Gillette’s numerous sponsorships in esports began with activations at IEM Katowice in 2017, which saw 173,000 attendees flock to the Polish city. It has since partnered with esports organization Team SoloMid and Boston Uprising—a team in the Overwatch League owned by the Kraft Group.
According to Via, when Gillette advertised at IEM, the company rolled out large on-scene activations and events during League of Legends—a non-violent game and the one that Mastercard and Nike both targeted as well—but dialed back that brand presence when the event shifted to Counter-Strike: Global Offensive, which is one of IEM’s most popular games, pitting terrorists against counter-terrorists.

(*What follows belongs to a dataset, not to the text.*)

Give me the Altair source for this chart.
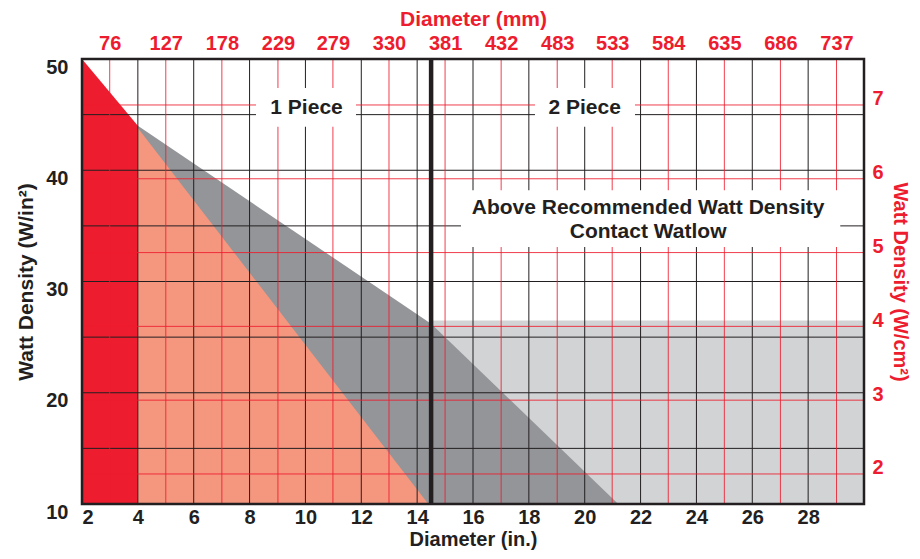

Of course, violence in esports doesn’t have physical consequences, whereas violence and injuries in “traditional” sports are all too real. Take Nascar, where billboards on wheels race at high speeds and occasionally crash in spectacular fashion. The inherent violence in many sports is accepted as a part of the game, so why does virtual violence carry such a significant perceived impact on a brand’s image?
Part of it may be the increasingly realistic depictions of war. Even if no one is actually being hurt, the consistent re-occurrence of shoot-or-be-shot battles evokes painful historic images. Ultimately though, the violence is all on-screen. As more brands enter esports, each company entering this lucrative industry will need to determine its own tolerance for in-game violence and the risk/reward for its brand.